Kişiselleştirilmiş seri üretimde, müşterinin vücuduna uyacak ürünlerin üretiminde kullanılan potansiyel teknoloji vücut taramadır. Vücut tarama sayesinde insan vücudunun 3 boyutlu görüntüsü elektronik olarak elde edilebilmektedir. Müşterilerin isteklerine birebir uyan ürünlerin hızlı bir biçimde, düşük maliyetle hazırlanması markaya karşı bağımlılık yaratmakta ve pazar payının artmasını sağlamaktadır. Günümüzde Levi-Strauss, ünlü Engineered jeans‘lerini Londra, Milan ve Paris’teki moda meraklısı gençlerle birlikte geliştirmekte; Adidas ve Nike ise internet siteleri aracılığıyla tüketicilerinin kendi tasarladıkları ayakkabıları üretmektedir. Çevik üretim, özellikle teknolojik yeniliklerden sonuna kadar yararlanılması gerektiğini, müşteriye sunulan değerin ancak teknolojik yenilikleri kullanarak sağlanacağını ortaya koymaktadır.

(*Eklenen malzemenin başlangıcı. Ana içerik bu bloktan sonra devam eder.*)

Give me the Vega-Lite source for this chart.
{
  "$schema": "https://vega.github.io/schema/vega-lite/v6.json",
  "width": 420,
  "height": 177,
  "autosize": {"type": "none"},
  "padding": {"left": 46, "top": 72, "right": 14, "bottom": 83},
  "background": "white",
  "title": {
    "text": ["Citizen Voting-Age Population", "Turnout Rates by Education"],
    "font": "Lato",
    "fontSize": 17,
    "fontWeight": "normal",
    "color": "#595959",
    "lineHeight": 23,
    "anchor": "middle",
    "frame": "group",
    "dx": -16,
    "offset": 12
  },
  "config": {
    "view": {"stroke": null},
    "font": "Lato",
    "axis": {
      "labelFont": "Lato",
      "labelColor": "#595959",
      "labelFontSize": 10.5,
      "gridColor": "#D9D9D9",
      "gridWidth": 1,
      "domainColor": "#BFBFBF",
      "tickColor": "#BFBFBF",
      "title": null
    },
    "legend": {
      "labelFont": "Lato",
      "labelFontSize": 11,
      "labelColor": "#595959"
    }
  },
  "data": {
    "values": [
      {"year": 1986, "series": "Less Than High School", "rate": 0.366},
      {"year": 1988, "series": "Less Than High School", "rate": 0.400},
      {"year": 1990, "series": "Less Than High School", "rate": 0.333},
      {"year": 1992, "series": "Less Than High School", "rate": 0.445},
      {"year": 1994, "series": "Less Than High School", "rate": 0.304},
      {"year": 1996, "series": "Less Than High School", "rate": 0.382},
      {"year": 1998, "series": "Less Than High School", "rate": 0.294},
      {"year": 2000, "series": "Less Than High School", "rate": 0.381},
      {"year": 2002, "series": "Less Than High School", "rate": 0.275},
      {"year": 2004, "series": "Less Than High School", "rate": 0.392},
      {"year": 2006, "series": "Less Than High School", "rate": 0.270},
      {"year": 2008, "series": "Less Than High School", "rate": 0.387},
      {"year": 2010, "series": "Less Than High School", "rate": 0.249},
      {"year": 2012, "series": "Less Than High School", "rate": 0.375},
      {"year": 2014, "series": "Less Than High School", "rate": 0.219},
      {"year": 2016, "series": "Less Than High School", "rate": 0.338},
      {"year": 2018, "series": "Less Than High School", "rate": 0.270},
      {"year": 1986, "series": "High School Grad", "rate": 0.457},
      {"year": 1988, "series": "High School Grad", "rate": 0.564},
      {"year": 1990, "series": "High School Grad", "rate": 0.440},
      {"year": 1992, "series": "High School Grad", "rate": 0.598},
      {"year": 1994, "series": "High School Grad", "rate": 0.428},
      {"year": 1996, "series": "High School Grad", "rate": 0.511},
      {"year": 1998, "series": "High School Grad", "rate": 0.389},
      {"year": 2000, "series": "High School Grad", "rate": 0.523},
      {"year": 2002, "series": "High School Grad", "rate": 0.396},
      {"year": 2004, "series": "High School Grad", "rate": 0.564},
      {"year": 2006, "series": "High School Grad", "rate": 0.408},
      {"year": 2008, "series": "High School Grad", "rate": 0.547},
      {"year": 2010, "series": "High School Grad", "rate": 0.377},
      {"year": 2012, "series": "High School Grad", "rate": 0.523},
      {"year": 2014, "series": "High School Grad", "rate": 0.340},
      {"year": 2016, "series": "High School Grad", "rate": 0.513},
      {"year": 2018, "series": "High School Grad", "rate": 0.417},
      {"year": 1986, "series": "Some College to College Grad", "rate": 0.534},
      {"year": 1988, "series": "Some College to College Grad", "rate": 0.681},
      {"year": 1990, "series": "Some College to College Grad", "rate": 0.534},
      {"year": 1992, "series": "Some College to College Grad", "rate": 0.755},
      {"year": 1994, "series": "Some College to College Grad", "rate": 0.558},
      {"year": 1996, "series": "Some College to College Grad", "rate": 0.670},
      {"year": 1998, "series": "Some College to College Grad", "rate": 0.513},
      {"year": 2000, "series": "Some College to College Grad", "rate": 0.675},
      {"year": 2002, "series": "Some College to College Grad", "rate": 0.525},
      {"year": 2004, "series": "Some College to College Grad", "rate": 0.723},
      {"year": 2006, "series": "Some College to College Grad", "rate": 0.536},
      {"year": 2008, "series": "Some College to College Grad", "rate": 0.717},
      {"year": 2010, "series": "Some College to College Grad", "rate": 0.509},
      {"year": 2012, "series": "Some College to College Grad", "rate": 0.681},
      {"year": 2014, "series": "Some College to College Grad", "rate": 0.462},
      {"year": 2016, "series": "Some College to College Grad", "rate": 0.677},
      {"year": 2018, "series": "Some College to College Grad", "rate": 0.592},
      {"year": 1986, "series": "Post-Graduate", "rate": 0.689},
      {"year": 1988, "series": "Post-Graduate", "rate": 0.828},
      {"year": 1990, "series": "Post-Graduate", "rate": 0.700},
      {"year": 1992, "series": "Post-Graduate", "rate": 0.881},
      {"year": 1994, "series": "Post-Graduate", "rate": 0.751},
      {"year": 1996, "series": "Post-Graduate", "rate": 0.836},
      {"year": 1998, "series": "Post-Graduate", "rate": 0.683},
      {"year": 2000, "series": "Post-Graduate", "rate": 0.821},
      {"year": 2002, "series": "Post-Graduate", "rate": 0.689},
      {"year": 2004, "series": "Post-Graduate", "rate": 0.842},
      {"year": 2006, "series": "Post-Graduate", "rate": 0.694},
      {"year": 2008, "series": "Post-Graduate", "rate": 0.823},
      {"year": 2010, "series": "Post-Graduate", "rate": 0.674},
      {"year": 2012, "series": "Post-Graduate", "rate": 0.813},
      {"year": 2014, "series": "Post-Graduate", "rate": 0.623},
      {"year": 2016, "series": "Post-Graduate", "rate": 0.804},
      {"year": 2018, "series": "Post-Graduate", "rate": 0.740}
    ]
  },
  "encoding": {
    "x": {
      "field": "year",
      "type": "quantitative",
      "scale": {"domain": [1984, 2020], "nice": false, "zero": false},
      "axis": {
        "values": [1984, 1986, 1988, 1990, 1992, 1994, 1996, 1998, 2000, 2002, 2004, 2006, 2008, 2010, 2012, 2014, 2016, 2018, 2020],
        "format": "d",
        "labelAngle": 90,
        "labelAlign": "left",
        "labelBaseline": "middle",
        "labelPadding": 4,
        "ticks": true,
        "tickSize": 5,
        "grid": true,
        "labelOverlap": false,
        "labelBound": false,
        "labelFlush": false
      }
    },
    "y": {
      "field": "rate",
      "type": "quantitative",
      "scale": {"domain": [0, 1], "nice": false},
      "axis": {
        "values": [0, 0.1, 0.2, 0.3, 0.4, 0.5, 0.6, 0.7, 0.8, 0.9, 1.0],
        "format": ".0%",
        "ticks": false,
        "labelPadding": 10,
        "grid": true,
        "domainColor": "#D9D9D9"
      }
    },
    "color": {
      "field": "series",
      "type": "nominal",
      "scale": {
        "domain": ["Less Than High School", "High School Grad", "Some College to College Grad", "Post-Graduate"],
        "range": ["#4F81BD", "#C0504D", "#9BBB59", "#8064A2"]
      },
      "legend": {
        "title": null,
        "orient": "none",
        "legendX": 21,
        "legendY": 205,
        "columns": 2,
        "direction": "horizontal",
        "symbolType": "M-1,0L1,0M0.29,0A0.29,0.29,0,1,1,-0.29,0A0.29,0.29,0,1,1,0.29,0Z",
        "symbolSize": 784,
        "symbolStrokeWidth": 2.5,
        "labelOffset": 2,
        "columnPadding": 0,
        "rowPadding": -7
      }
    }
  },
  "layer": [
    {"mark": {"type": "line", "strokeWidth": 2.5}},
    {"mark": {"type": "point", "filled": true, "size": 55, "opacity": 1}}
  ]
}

Sonuç olarak, kitlesel kişiselleştirme ya da kişiye özel üretim, çevik üretim sisteminin temel yapısı ve başarı unsurlarının toplamından ibarettir. Çevik üretim sistemini benimseyen ya da gerekliliklerini yerine getirmeye çalışan işletmeler, üretim açısından daha esnek, değişimleri takip ederek teknoloji ve bilgi alt yapısını yenileyerek ilerlediklerinde pazarda yerlerini güvence altına alacaklardır. Ayrıca donanımsal açıdan

yeterli olan çalışanlar, farklı ürün üretiminde sıkıntı yaşamayacaklarından kişiye özel ürünlerin üretimi de kolaylıkla sağlanabilecektir.